• **Data segment**:
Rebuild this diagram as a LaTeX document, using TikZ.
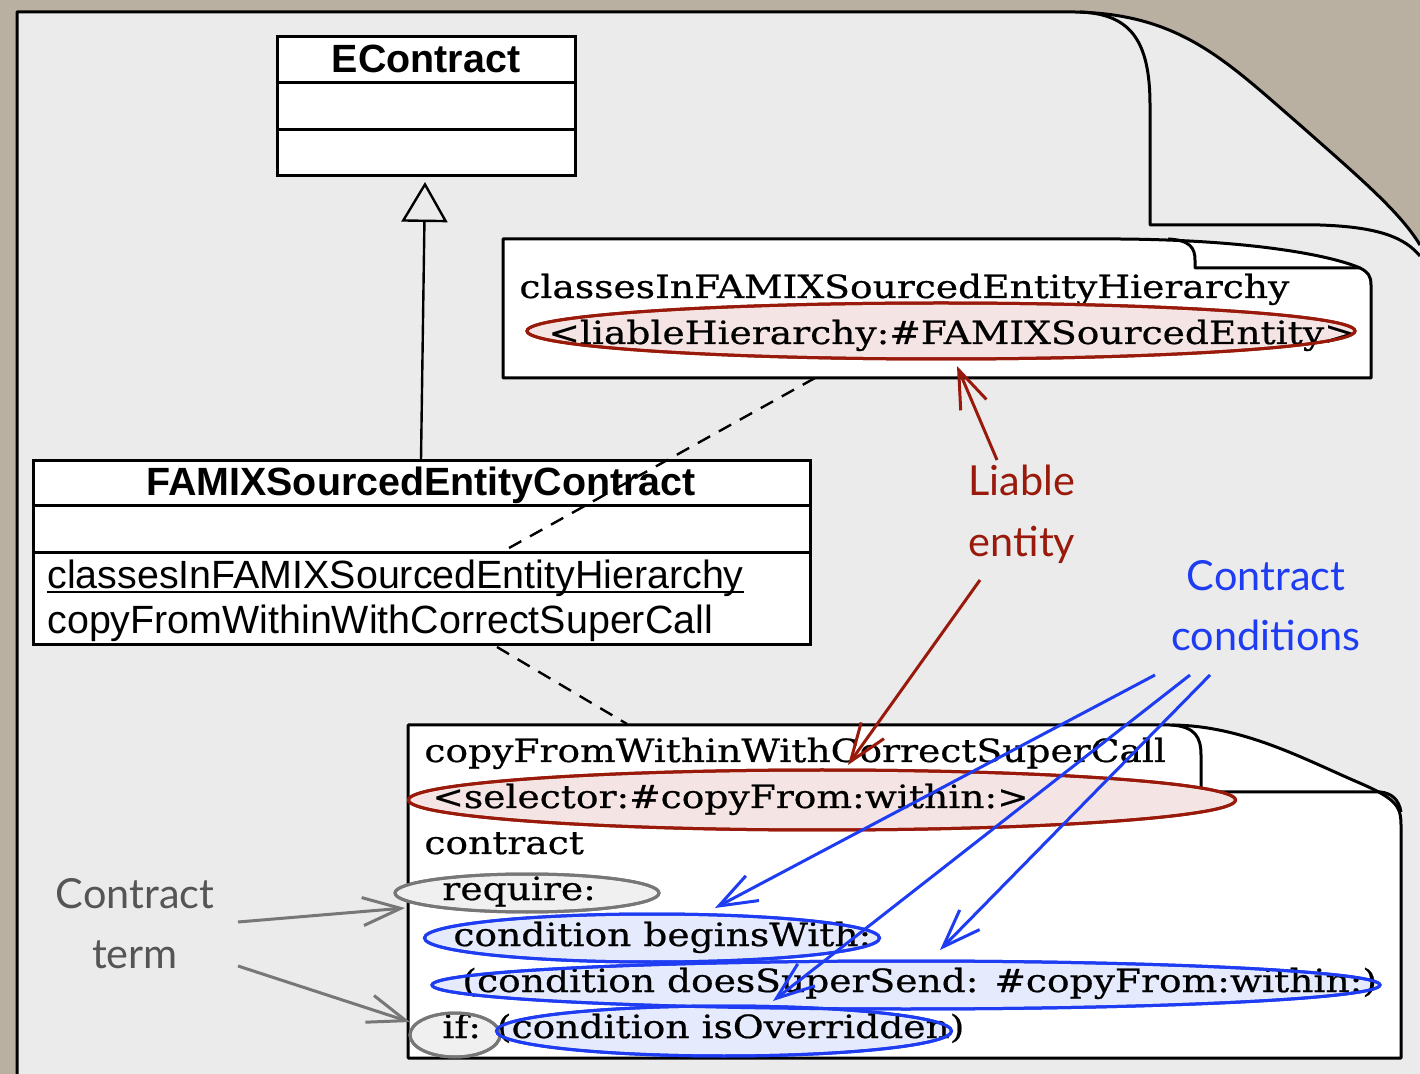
\documentclass[tikz,border=0pt]{standalone}
\usepackage{fontspec}
\setmainfont{DejaVu Serif}
\newfontfamily\umlf{Liberation Sans}
\newfontfamily\notef[FakeStretch=1.175,FakeBold=0.6]{DejaVu Serif}
\newfontfamily\handf{Lato}
\usetikzlibrary{arrows.meta,shapes.geometric}
\definecolor{bgc}{HTML}{B9B0A2}
\definecolor{pagec}{HTML}{EBEBEB}
\definecolor{redc}{HTML}{991A0A}
\definecolor{redf}{HTML}{F5E4E4}
\definecolor{bluec}{HTML}{1E3CF2}
\definecolor{bluef}{HTML}{E1E7FC}
\definecolor{grayc}{HTML}{777777}
\definecolor{grayf}{HTML}{F0F0F0}
\definecolor{labgray}{HTML}{555555}
\tikzset{
  outl/.style={draw=black, line width=1.5pt, line join=round},
  umlbox/.style={draw=black, fill=white, line width=1.5pt, inner sep=0pt},
  umltxt/.style={font=\umlf\fontsize{19.7}{23}\selectfont, inner sep=0pt, anchor=base west},
  umltitle/.style={font=\umlf\bfseries\fontsize{19.7}{23}\selectfont, inner sep=0pt, anchor=base},
  notetxt/.style={font=\notef\fontsize{16}{19}\selectfont, inner sep=0pt, anchor=base west},
  handtxt/.style={font=\handf\fontsize{20.7}{24}\selectfont, inner sep=0pt, anchor=base},
  redell/.style={ellipse, draw=redc, fill=redf, line width=1.5pt, inner sep=0pt},
  blueell/.style={ellipse, draw=bluec, fill=bluef, fill opacity=0.85, line width=1.5pt, inner sep=0pt},
  grayell/.style={ellipse, draw=grayc, fill=grayf, line width=1.5pt, inner sep=0pt},
  barb/.style={-{Straight Barb[length=19pt,width=14pt,line width=1.5pt]}},
  dep/.style={draw=black, line width=1.2pt, dash pattern=on 7pt off 5pt},
}
\begin{document}
\begin{tikzpicture}[x=0.5pt,y=-0.5pt]
\useasboundingbox (0,0) rectangle (1420,1074);
\fill[bgc] (0,0) rectangle (1420,1074);
% page
\fill[pagec] (17,1080) -- (17,12) -- (1075,12) .. controls (1180,14) and (1225,60) .. (1300,125) .. controls (1360,178) and (1400,212) .. (1420,245) -- (1420,1080) -- cycle;
\draw[outl] (17,1080) -- (17,12) -- (1075,12) .. controls (1180,14) and (1225,60) .. (1300,125) .. controls (1360,178) and (1400,212) .. (1420,245);
\draw[outl] (1080,12) .. controls (1130,14) and (1150,40) .. (1150,105) -- (1150,225) -- (1320,225) .. controls (1380,227) and (1405,238) .. (1420,256);

% EContract
\node[umlbox, minimum width=149pt, minimum height=69.5pt] (econ) at (426,106.5) {};
\draw[line width=1.5pt] (277,83) -- (575,83) (277,130) -- (575,130);
\node[umltitle] (econT) at (426,73) {EContract};

% FAMIX box
\node[umlbox, minimum width=388.5pt, minimum height=92pt] (famix) at (421.5,553) {};
\draw[line width=1.5pt] (33,506) -- (810,506) (33,553) -- (810,553);
\node[umltitle] (famixT) at (421,496) {FAMIXSourcedEntityContract};
\node[umltxt] (m1) at (47,589) {classesInFAMIXSourcedEntityHierarchy};
\draw[line width=0.8pt] ([yshift=-1.6pt]m1.base west) -- ([yshift=-1.6pt]m1.base east);
\node[umltxt] (m2) at (47,634) {copyFromWithinWithCorrectSuperCall};

% generalization
\coordinate (genS) at (421,460);
\coordinate (genE) at (425,182);
\draw[line width=1.2pt, -{Triangle[open,length=20pt,width=23pt,line width=1.2pt]}] (genS) -- (genE);

% note 1
\path[fill=white] (503,239) -- (1120,239) .. controls (1250,240) and (1330,255) .. (1360,268) .. controls (1368,272) and (1371,276) .. (1371,285) -- (1371,378) -- (503,378) -- cycle;
\draw[outl] (503,239) -- (1120,239) .. controls (1250,240) and (1330,255) .. (1360,268) .. controls (1368,272) and (1371,276) .. (1371,285) -- (1371,378) -- (503,378) -- cycle;
\draw[outl] (1168,239) .. controls (1190,240) and (1195,248) .. (1195,260) -- (1195,268) -- (1360,268);
\node[redell, minimum width=414pt, minimum height=28pt] (lhE) at (941,331) {};
\node[notetxt] (n1a) at (519,298) {classesInFAMIXSourcedEntityHierarchy};
\node[notetxt] (n1b) at (548,344) {<liableHierarchy:\#FAMIXSourcedEntity>};
\draw[draw=redc, line width=1.5pt] (lhE.center) ellipse (414 and 28);

% note 2
\path[fill=white] (408,725) -- (1170,725) .. controls (1240,725) and (1300,757) .. (1355,781) .. controls (1395,798) and (1401,805) .. (1401,825) -- (1401,1058) -- (408,1058) -- cycle;
\draw[outl] (408,725) -- (1170,725) .. controls (1240,725) and (1300,757) .. (1355,781) .. controls (1395,798) and (1401,805) .. (1401,825) -- (1401,1058) -- (408,1058) -- cycle;
\draw[outl] (1172,725) .. controls (1195,727) and (1201,737) .. (1201,755) -- (1201,792) -- (1380,792) .. controls (1392,793) and (1399,800) .. (1401,812);

% ellipses fill
\node[redell, minimum width=413.5pt, minimum height=30pt] (selE) at (822,800) {};
\node[grayell, minimum width=132pt, minimum height=19pt] (reqE) at (527,893) {};
\node[blueell, minimum width=227.5pt, minimum height=24pt] (begE) at (652,938) {};
\node[blueell, minimum width=474pt, minimum height=24pt] (supE) at (906,985) {};
\node[grayell, minimum width=45pt, minimum height=22pt] (ifE) at (455,1035) {};
\node[blueell, minimum width=227.5pt, minimum height=25pt] (ovE) at (724,1031) {};

\node[notetxt] (t1) at (424,762) {copyFromWithinWithCorrectSuperCall};
\node[notetxt] (t2) at (432,808) {<selector:\#copyFrom:within:>};
\node[notetxt] (t3) at (424,854) {contract};
\node[notetxt] (t4) at (442,900) {require:};
\node[notetxt] (t5) at (453,946) {condition beginsWith:};
\node[notetxt] (t6) at (462,992) {(condition doesSuperSend: \#copyFrom:within:)};
\node[notetxt] (t7) at (442,1038) {if: (condition isOverridden)};

% ellipse strokes on top
\draw[draw=redc, line width=1.5pt] (selE.center) ellipse (413.5 and 30);
\draw[draw=grayc, line width=1.5pt] (reqE.center) ellipse (132 and 19);
\draw[draw=bluec, line width=1.5pt] (begE.center) ellipse (227.5 and 24);
\draw[draw=bluec, line width=1.5pt] (supE.center) ellipse (474 and 24);
\draw[draw=grayc, line width=1.5pt] (ifE.center) ellipse (45 and 22);
\draw[draw=bluec, line width=1.5pt] (ovE.center) ellipse (227.5 and 25);

% dependencies
\coordinate (d1a) at (815,378);
\coordinate (d1b) at (500,553);
\coordinate (d2a) at (497,647);
\coordinate (d2b) at (627,724);
\draw[dep] (d1a) -- (d1b);
\draw[dep] (d2a) -- (d2b);

% labels
\node[handtxt, text=labgray] (ctermA) at (135,908) {Contract};
\node[handtxt, text=labgray] (ctermB) at (135,968) {term};
\node[handtxt, text=redc] (liabA) at (1022,496) {Liable};
\node[handtxt, text=redc] (liabB) at (1022,557) {entity};
\node[handtxt, text=bluec] (ccA) at (1266,591) {Contract};
\node[handtxt, text=bluec] (ccB) at (1266,651) {conditions};

% arrows
\coordinate (a1s) at (997,460); \coordinate (a1e) at (957,366);
\coordinate (a2s) at (980,580); \coordinate (a2e) at (848,765);
\draw[barb, draw=redc, line width=1.5pt] (a1s) -- (a1e);
\draw[barb, draw=redc, line width=1.5pt] (a2s) -- (a2e);
\coordinate (b1s) at (1155,675); \coordinate (b1e) at (715,908);
\coordinate (b2s) at (1190,675); \coordinate (b2e) at (773,1001);
\coordinate (b3s) at (1210,675); \coordinate (b3e) at (940,950);
\draw[barb, draw=bluec, line width=1.5pt] (b1s) -- (b1e);
\draw[barb, draw=bluec, line width=1.5pt] (b2s) -- (b2e);
\draw[barb, draw=bluec, line width=1.5pt] (b3s) -- (b3e);
\coordinate (g1s) at (238,922); \coordinate (g1e) at (405,908);
\coordinate (g2s) at (238,966); \coordinate (g2e) at (410,1022);
\draw[barb, draw=grayc, line width=1.5pt] (g1s) -- (g1e);
\draw[barb, draw=grayc, line width=1.5pt] (g2s) -- (g2e);
\end{tikzpicture}
\end{document}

• **Objective**: The lines from the start of the data through the line that contains "(1405,238) .. (1420,256);" are to be returned exactly, please, with both ends included and every picture left out.

• **Response to the exercise**:
Rebuild this diagram as a LaTeX document, using TikZ.
\documentclass[tikz,border=0pt]{standalone}
\usepackage{fontspec}
\setmainfont{DejaVu Serif}
\newfontfamily\umlf{Liberation Sans}
\newfontfamily\notef[FakeStretch=1.175,FakeBold=0.6]{DejaVu Serif}
\newfontfamily\handf{Lato}
\usetikzlibrary{arrows.meta,shapes.geometric}
\definecolor{bgc}{HTML}{B9B0A2}
\definecolor{pagec}{HTML}{EBEBEB}
\definecolor{redc}{HTML}{991A0A}
\definecolor{redf}{HTML}{F5E4E4}
\definecolor{bluec}{HTML}{1E3CF2}
\definecolor{bluef}{HTML}{E1E7FC}
\definecolor{grayc}{HTML}{777777}
\definecolor{grayf}{HTML}{F0F0F0}
\definecolor{labgray}{HTML}{555555}
\tikzset{
  outl/.style={draw=black, line width=1.5pt, line join=round},
  umlbox/.style={draw=black, fill=white, line width=1.5pt, inner sep=0pt},
  umltxt/.style={font=\umlf\fontsize{19.7}{23}\selectfont, inner sep=0pt, anchor=base west},
  umltitle/.style={font=\umlf\bfseries\fontsize{19.7}{23}\selectfont, inner sep=0pt, anchor=base},
  notetxt/.style={font=\notef\fontsize{16}{19}\selectfont, inner sep=0pt, anchor=base west},
  handtxt/.style={font=\handf\fontsize{20.7}{24}\selectfont, inner sep=0pt, anchor=base},
  redell/.style={ellipse, draw=redc, fill=redf, line width=1.5pt, inner sep=0pt},
  blueell/.style={ellipse, draw=bluec, fill=bluef, fill opacity=0.85, line width=1.5pt, inner sep=0pt},
  grayell/.style={ellipse, draw=grayc, fill=grayf, line width=1.5pt, inner sep=0pt},
  barb/.style={-{Straight Barb[length=19pt,width=14pt,line width=1.5pt]}},
  dep/.style={draw=black, line width=1.2pt, dash pattern=on 7pt off 5pt},
}
\begin{document}
\begin{tikzpicture}[x=0.5pt,y=-0.5pt]
\useasboundingbox (0,0) rectangle (1420,1074);
\fill[bgc] (0,0) rectangle (1420,1074);
% page
\fill[pagec] (17,1080) -- (17,12) -- (1075,12) .. controls (1180,14) and (1225,60) .. (1300,125) .. controls (1360,178) and (1400,212) .. (1420,245) -- (1420,1080) -- cycle;
\draw[outl] (17,1080) -- (17,12) -- (1075,12) .. controls (1180,14) and (1225,60) .. (1300,125) .. controls (1360,178) and (1400,212) .. (1420,245);
\draw[outl] (1080,12) .. controls (1130,14) and (1150,40) .. (1150,105) -- (1150,225) -- (1320,225) .. controls (1380,227) and (1405,238) .. (1420,256);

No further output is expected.